Der Präsident des Zentralkomitees der deutschen Katholiken (ZdK), Alois Glück, vermutet, dass es eine europäische Spitzenposition ist, die Marx seit einem Jahr bekleidet: der Kardinal leitet die EU-Bischofskommission COMECE. Auch fast alle übrigen Mitglieder des neuen Gremiums repräsentieren jeweils ihre Kontinente Afrika, Asien, Australien sowie Nord- und Südamerika. Damit zeige Franziskus, "dass er wirklich weltkirchlich denkt", sagte Glück am Sonntag bei einer Veranstaltung im oberbayerischen Markt Schwaben.
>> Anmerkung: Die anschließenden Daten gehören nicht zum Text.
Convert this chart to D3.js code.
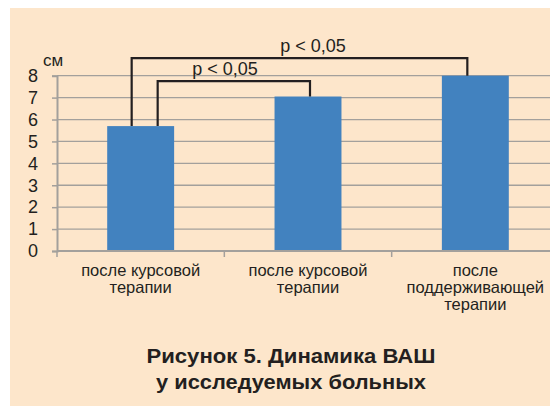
<!DOCTYPE html>
<html><head><meta charset="utf-8">
<script src="https://cdn.jsdelivr.net/npm/d3@7"></script>
<style>
html,body{margin:0;padding:0;background:#fff;}
svg{display:block;}
</style>
</head><body>
<svg id="chart" width="550" height="406"></svg>
<script>
const categories = [["после курсовой","терапии"],["после курсовой","терапии"],["после","поддерживающей","терапии"]];
const values = [5.7, 7.05, 8.0];
const yTicks = [0,1,2,3,4,5,6,7,8];
const unitLabel = "см";
const comparisons = [
  {from:0, to:2, label:"p < 0,05", level:8.8},
  {from:0, to:1, label:"p < 0,05", level:7.75}
];
const titleLines = ["Рисунок 5. Динамика ВАШ","у исследуемых больных"];

const svg = d3.select("#chart");
svg.append("rect").attr("x",10).attr("y",8).attr("width",540).attr("height",398).attr("fill","#fde6cb");

const x = d3.scaleBand().domain(d3.range(values.length)).range([57,559]).paddingInner(0.6).paddingOuter(0.3);
const y = d3.scaleLinear().domain([0,8]).range([251,75.7]);

// gridlines
svg.append("g").selectAll("line").data(yTicks.filter(d=>d>0)).join("line")
  .attr("x1",57).attr("x2",550).attr("y1",d=>y(d)).attr("y2",d=>y(d))
  .attr("stroke","#a3a09c").attr("stroke-width",1.3);

// bars
svg.append("g").selectAll("rect").data(values).join("rect")
  .attr("x",(d,i)=>x(i)).attr("width",x.bandwidth())
  .attr("y",d=>y(d)).attr("height",d=>y(0)-y(d))
  .attr("fill","#4282bf");

// y axis
const yAxis = d3.axisLeft(y).tickValues(yTicks).tickSize(5).tickPadding(14).tickFormat(d3.format("d"));
const gy = svg.append("g").attr("transform","translate(57,0)").call(yAxis);
gy.select(".domain").attr("stroke","#a3a09c").attr("stroke-width",2);
gy.selectAll(".tick line").attr("stroke","#a3a09c").attr("stroke-width",1.5);
gy.selectAll(".tick text").attr("font-family","Liberation Sans, Arial, sans-serif").attr("font-size",18).attr("fill","#231f20");

// x axis
const step = x.step();
const bounds = d3.range(values.length+1).map(i=>57+i*step);
svg.append("line").attr("x1",57).attr("x2",550).attr("y1",y(0)).attr("y2",y(0)).attr("stroke","#a3a09c").attr("stroke-width",2);
svg.append("g").selectAll("line").data(bounds.filter(b=>b<550)).join("line")
  .attr("x1",d=>d).attr("x2",d=>d).attr("y1",y(0)).attr("y2",y(0)+6)
  .attr("stroke","#a3a09c").attr("stroke-width",1.5);

// category labels
const lab = svg.append("g").attr("font-family","Liberation Sans, Arial, sans-serif").attr("font-size",16.5).attr("fill","#231f20").attr("text-anchor","middle");
categories.forEach((lines,i)=>{
  const t = lab.append("text").attr("x",x(i)+x.bandwidth()/2).attr("y",276);
  lines.forEach((l,j)=>t.append("tspan").attr("x",x(i)+x.bandwidth()/2).attr("dy",j===0?0:17).text(l));
});

// unit
svg.append("text").attr("x",43).attr("y",66).attr("font-family","Liberation Sans, Arial, sans-serif").attr("font-size",17).attr("fill","#231f20").text(unitLabel);

// comparison brackets
comparisons.forEach((c,k)=>{
  const x1 = x(c.from)+x.bandwidth()/2 + (k===0?-9:17);
  const x2 = x(c.to)+x.bandwidth()/2 + (k===0?-8:2);
  const yl = y(c.level);
  svg.append("path")
    .attr("d",`M${x1},${y(values[c.from])}V${yl}H${x2}V${y(values[c.to])}`)
    .attr("fill","none").attr("stroke","#231f20").attr("stroke-width",2.2);
  const cx = k===0 ? 313 : 225;
  svg.append("text").attr("x",cx).attr("y",yl-6).attr("text-anchor","middle")
    .attr("font-family","Liberation Sans, Arial, sans-serif").attr("font-size",18).attr("fill","#231f20").text(c.label);
});

// title
const tg = svg.append("g").attr("font-family","Liberation Sans Narrow, Liberation Sans, sans-serif").attr("font-weight","bold").attr("fill","#231f20").attr("text-anchor","middle");
const targetW = [289, 270];
titleLines.forEach((l,i)=>{
  tg.append("text").attr("x",291).attr("y",i===0?363:389).attr("font-size",20.5)
    .attr("textLength",targetW[i]).attr("lengthAdjust","spacingAndGlyphs").text(l);
});
</script>
</body></html>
Im Münchner Ordinariat waren am Wochenende keine Auskünfte zu der Personalie zu erhalten. Doch sprechen weitere Gründe für Marx. Der Kardinal hat bereits Erfahrungen mit Verwaltungsreformen. Im Bistum Trier krempelte er den diözesanen Apparat genauso um wie nach seiner Beförderung in München. Dabei scheute er sich nicht, mit dem alten Establishment zu brechen und weit überwiegend Jüngere in Leitungspositionen seines Stabes zu berufen.
Ohne römische Station
Marx muss zudem im Vatikan keine persönlichen Rücksichten nehmen. Er hat in seinem Lebenslauf im Unterschied zu vielen anderen katholischen Verantwortungsträgern keine römische Station absolviert. Das könnte ihm einen unbefangenen Blick auf die kurialen Strukturen erleichtern. Zugleich ist der Kardinal seit langem international vernetzt. Ein gemeinsamer Bekannter mit dem argentinischen Papst ist etwa der brasilianische Kardinal Claudio Hummes.
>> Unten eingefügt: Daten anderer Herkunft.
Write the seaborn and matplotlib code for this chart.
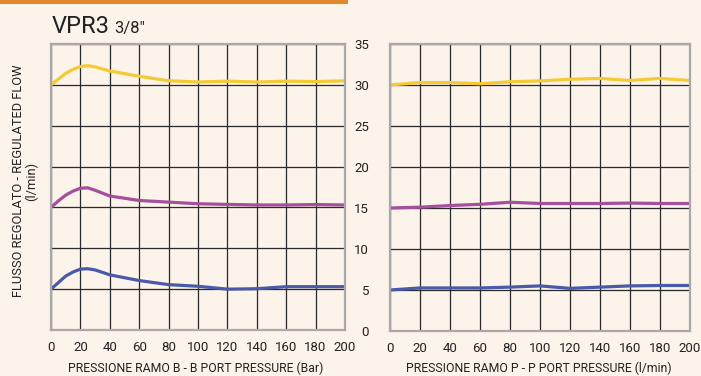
import matplotlib
matplotlib.use("Agg")
import matplotlib.pyplot as plt
from matplotlib.patches import Rectangle
import seaborn as sns
import pandas as pd

# ---- data ----
x_left = [0, 5, 10, 15, 20, 25, 30, 40, 60, 80, 100, 120, 140, 160, 180, 200]
yellow_left = [30.0, 30.7, 31.4, 31.9, 32.25, 32.35, 32.2, 31.7, 31.05, 30.5, 30.35, 30.45, 30.35, 30.45, 30.4, 30.5]
purple_left = [15.0, 15.8, 16.5, 17.0, 17.35, 17.4, 17.1, 16.4, 15.85, 15.65, 15.45, 15.37, 15.3, 15.3, 15.35, 15.3]
blue_left = [5.0, 5.8, 6.6, 7.1, 7.45, 7.5, 7.35, 6.75, 6.05, 5.55, 5.35, 5.0, 5.05, 5.3, 5.3, 5.3]

x_right = [0, 20, 40, 60, 80, 100, 120, 140, 160, 180, 200]
yellow_right = [30.0, 30.3, 30.3, 30.15, 30.4, 30.5, 30.7, 30.8, 30.55, 30.8, 30.55]
purple_right = [15.0, 15.1, 15.3, 15.45, 15.7, 15.55, 15.55, 15.55, 15.6, 15.55, 15.55]
blue_right = [5.0, 5.25, 5.25, 5.25, 5.35, 5.5, 5.2, 5.35, 5.5, 5.55, 5.55]

x_ticks = [0, 20, 40, 60, 80, 100, 120, 140, 160, 180, 200]
y_ticks = [0, 5, 10, 15, 20, 25, 30, 35]

title_main = "VPR3"
title_size = "3/8″"
xlabel_left = "PRESSIONE RAMO B - B PORT PRESSURE (Bar)"
xlabel_right = "PRESSIONE RAMO P - P PORT PRESSURE (l/min)"
ylabel = "FLUSSO REGOLATO - REGULATED FLOW\n(l/min)"

series_colors = {"high": "#F4CB35", "mid": "#A4509C", "low": "#4A5AA8"}

def long_df(x, hi, mid, lo):
    rows = []
    for name, ys in (("high", hi), ("mid", mid), ("low", lo)):
        for xi, yi in zip(x, ys):
            rows.append({"x": xi, "y": yi, "series": name})
    return pd.DataFrame(rows)

df_left = long_df(x_left, yellow_left, purple_left, blue_left)
df_right = long_df(x_right, yellow_right, purple_right, blue_right)

bg = "#FCF3EA"
sns.set_style("white", {"axes.facecolor": bg, "figure.facecolor": bg})
plt.rcParams["font.family"] = ["Roboto", "DejaVu Sans"]

W, H = 701, 376
fig = plt.figure(figsize=(W / 100, H / 100), dpi=100)
fig.patch.set_facecolor(bg)

def px_axes(x0, x1, y0, y1):
    return fig.add_axes([x0 / W, 1 - y1 / H, (x1 - x0) / W, (y1 - y0) / H])

ax1 = px_axes(51, 345, 44, 330)
ax2 = px_axes(390, 690, 44, 331)

for ax, df in ((ax1, df_left), (ax2, df_right)):
    ax.set_facecolor(bg)
    sns.lineplot(data=df, x="x", y="y", hue="series", palette=series_colors,
                 linewidth=2.3, ax=ax, legend=False, sort=True)
    ax.set_xlim(0, 200)
    ax.set_ylim(0, 35)
    ax.set_xticks(x_ticks)
    ax.set_yticks(y_ticks)
    ax.grid(True, color="#2a2a2a", linewidth=0.9)
    ax.set_axisbelow(True)
    for s in ax.spines.values():
        s.set_color("#A9A9A9")
        s.set_linewidth(1.6)
        s.set_zorder(3)
    ax.tick_params(axis="x", direction="out", length=3, width=0.8, color="#333333",
                   labelsize=9.5, labelcolor="#222222", pad=5)
    ax.set_xlabel("")
    ax.set_ylabel("")

ax1.tick_params(axis="y", left=False, labelleft=False)
ax2.tick_params(axis="y", direction="out", length=3, width=0.8, color="#333333",
                labelsize=9.5, labelcolor="#222222", pad=12)

fig.text(196 / W, 1 - 368 / H, xlabel_left, ha="center", va="center",
         fontsize=8.8, color="#222222")
fig.text(539 / W, 1 - 368 / H, xlabel_right, ha="center", va="center",
         fontsize=8.8, color="#222222")

fig.text(25 / W, 1 - 181 / H, ylabel, rotation=90, ha="center", va="center",
         fontsize=9.3, color="#222222", multialignment="center", linespacing=1.05)

# header
fig.patches.append(Rectangle((0, 1 - 4 / H), 348 / W, 4 / H, transform=fig.transFigure,
                             facecolor="#E0892C", edgecolor="none"))
fig.text(52 / W, 1 - 33 / H, title_main, fontsize=17, color="#222222", va="baseline")
fig.text(114 / W, 1 - 33 / H, title_size, fontsize=12, color="#222222", va="baseline")

fig.savefig("out.png", dpi=100, facecolor=bg)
Ein weiteres Argument könnte sein, dass sich Marx beim Thema Missbrauch klar positioniert hat. Er trat 2012 nicht nur als einer der Hauptredner beim bisher größten katholischen Kongress zu diesem Problem in Rom auf. Mit der päpstlichen Universität Gregoriana zusammen initiierte er in seiner Bischofsstadt auch ein Kinderschutzzentrum, das Kirchenmitarbeiter in aller Welt über ein multimediales Lernprogramm fit in Missbrauchsprävention machen soll. Papst Franziskus hat bereits erklärt, dass er die kompromisslose Anti-Missbrauchspolitik seines Vorgängers fortsetzen will.
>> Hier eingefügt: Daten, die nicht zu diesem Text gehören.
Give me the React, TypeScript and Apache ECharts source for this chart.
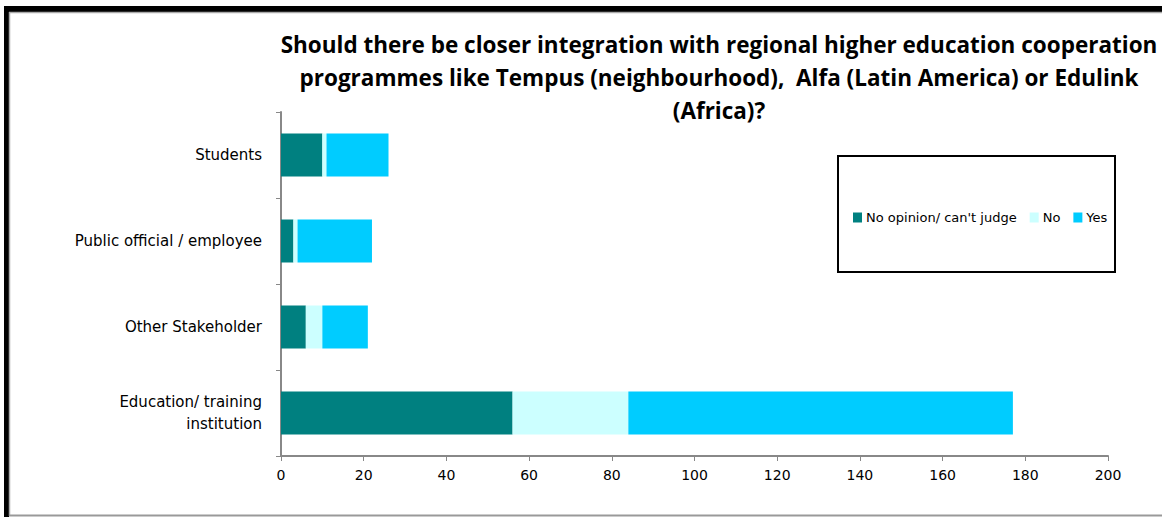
import React, { useEffect, useRef } from "react";
import * as echarts from "echarts";

const categories = ["Education/ training\ninstitution", "Other Stakeholder", "Public official / employee", "Students"];
const noOpinion = [56, 6, 3, 10];
const noValues = [28, 4, 1, 1];
const yesValues = [93, 11, 18, 15];
const xTicks = { min: 0, max: 200, interval: 20 };
const titleText = "Should there be closer integration with regional higher education cooperation\nprogrammes like Tempus (neighbourhood),  Alfa (Latin America) or Edulink\n(Africa)?";

export default function App() {
  const ref = useRef<HTMLDivElement>(null);
  useEffect(() => {
    if (!ref.current) return;
    const chart = echarts.init(ref.current, null, { renderer: "svg" });
    const labelFont = "'DejaVu Sans', Verdana, sans-serif";
    chart.setOption({
      animation: false,
      backgroundColor: "#ffffff",
      title: {
        text: titleText,
        left: 714,
        textAlign: "center",
        top: 23,
        textStyle: {
          fontFamily: "'Open Sans', sans-serif",
          fontWeight: "bold",
          fontSize: 22.5,
          lineHeight: 33,
          color: "#000",
        },
      },
      legend: {
        data: ["No opinion/ can't judge", "No", "Yes"],
        left: 848,
        top: 206,
        itemWidth: 9,
        itemHeight: 10,
        itemGap: 13,
        icon: "rect",
        textStyle: { fontSize: 13, fontFamily: labelFont, color: "#000", padding: [0, 0, 0, -1] },
      },
      grid: { left: 281, right: 54, top: 112, bottom: 61, containLabel: false },
      xAxis: {
        type: "value",
        min: xTicks.min,
        max: xTicks.max,
        interval: xTicks.interval,
        splitLine: { show: false },
        axisLine: { show: true, lineStyle: { color: "#888", width: 2 } },
        axisTick: { show: true, length: 5, lineStyle: { color: "#888" } },
        axisLabel: { fontSize: 14, fontFamily: labelFont, color: "#000", margin: 12 },
      },
      yAxis: {
        type: "category",
        data: categories,
        axisLine: { show: true, lineStyle: { color: "#888", width: 2 } },
        axisTick: { show: true, length: 5, inside: false, lineStyle: { color: "#888" } },
        axisLabel: { fontSize: 15, fontFamily: labelFont, color: "#000", margin: 19, lineHeight: 22, align: "right" },
      },
      series: [
        { name: "No opinion/ can't judge", type: "bar", stack: "s", data: noOpinion, barWidth: "50%", itemStyle: { color: "#008080" } },
        { name: "No", type: "bar", stack: "s", data: noValues, itemStyle: { color: "#CCFFFF" } },
        { name: "Yes", type: "bar", stack: "s", data: yesValues, itemStyle: { color: "#00CCFF" } },
      ],
      graphic: [
        { type: "rect", shape: { x: 4, y: 6, width: 1160, height: 6 }, style: { fill: "#000" }, silent: true },
        { type: "rect", shape: { x: 4, y: 6, width: 5, height: 520 }, style: { fill: "#000" }, silent: true },
        { type: "line", shape: { x1: 9.5, y1: 12, x2: 9.5, y2: 516 }, style: { stroke: "#aaa", lineWidth: 1.5 }, silent: true },
        { type: "line", shape: { x1: 9, y1: 12.5, x2: 1162, y2: 12.5 }, style: { stroke: "#aaa", lineWidth: 1.5 }, silent: true },
        { type: "line", shape: { x1: 9, y1: 515.5, x2: 1162, y2: 515.5 }, style: { stroke: "#999", lineWidth: 2 }, silent: true },
        { type: "rect", shape: { x: 838, y: 156, width: 277, height: 116 }, style: { fill: "none", stroke: "#000", lineWidth: 2 }, silent: true },
      ],
    });
    return () => chart.dispose();
  }, []);
  return <div ref={ref} style={{ position: "fixed", left: 0, top: 0, width: 1162, height: 517 }} />;
}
Vor dem Konklave hielt sich der Münchner Erzbischof - anders als manch anderer Kardinal - gegenüber den Medien auffallend zurück. Bei den Generalkongregationen unmittelbar vor der Papstwahl wird er dafür umso offener gesprochen haben. Dabei dürfte er weniger für Neuerungen in der Lehre als für strukturelle Innovationen geworben haben.
Bereit zu Selbstkritik
Marx ist überzeugt, dass es an der Kurie eine offene Bereitschaft zum Diskurs braucht. Er zählt zu denen, die die Entwicklung des Staatssekretariats zu einer Art Generalvikariat, dem sich die alten Kongregationen unterzuordnen hätten, missbilligen. Mehr kontroverse Debatten und weniger Hofstaatsgehabe - so könnte man seine Position zusammenfassen.
Auch missfällt Marx, dass der Vatikanstaat als eine Rechtskonstruktion des 20. Jahrhunderts in der jüngeren Vergangenheit nach seiner Einschätzung viel zu wichtig geworden ist. Völkerrechtssubjekt sei jedoch nicht der "kleinste Staat der Welt", sondern der Heilige Stuhl, betont er. Dessen Ehre gelte es nun wiederherzustellen und die Vertrauenskrise zwischen der Kirchenleitung und den Ortskirchen sowie an der Kurie selbst beizulegen.
Nach seiner Rückkehr aus Rom konnte man Marx eigentümlich nachdenklich und beschwingt zugleich erleben. Die Veränderungsimpulse des neuen Pontifikats verstärkt er bei jeder Gelegenheit. Das schließt auch die Bereitschaft zur Selbstkritik ein. Angeblich trägt er sich sogar mit dem Gedanken, auf seine geliebten Zigarren zu verzichten.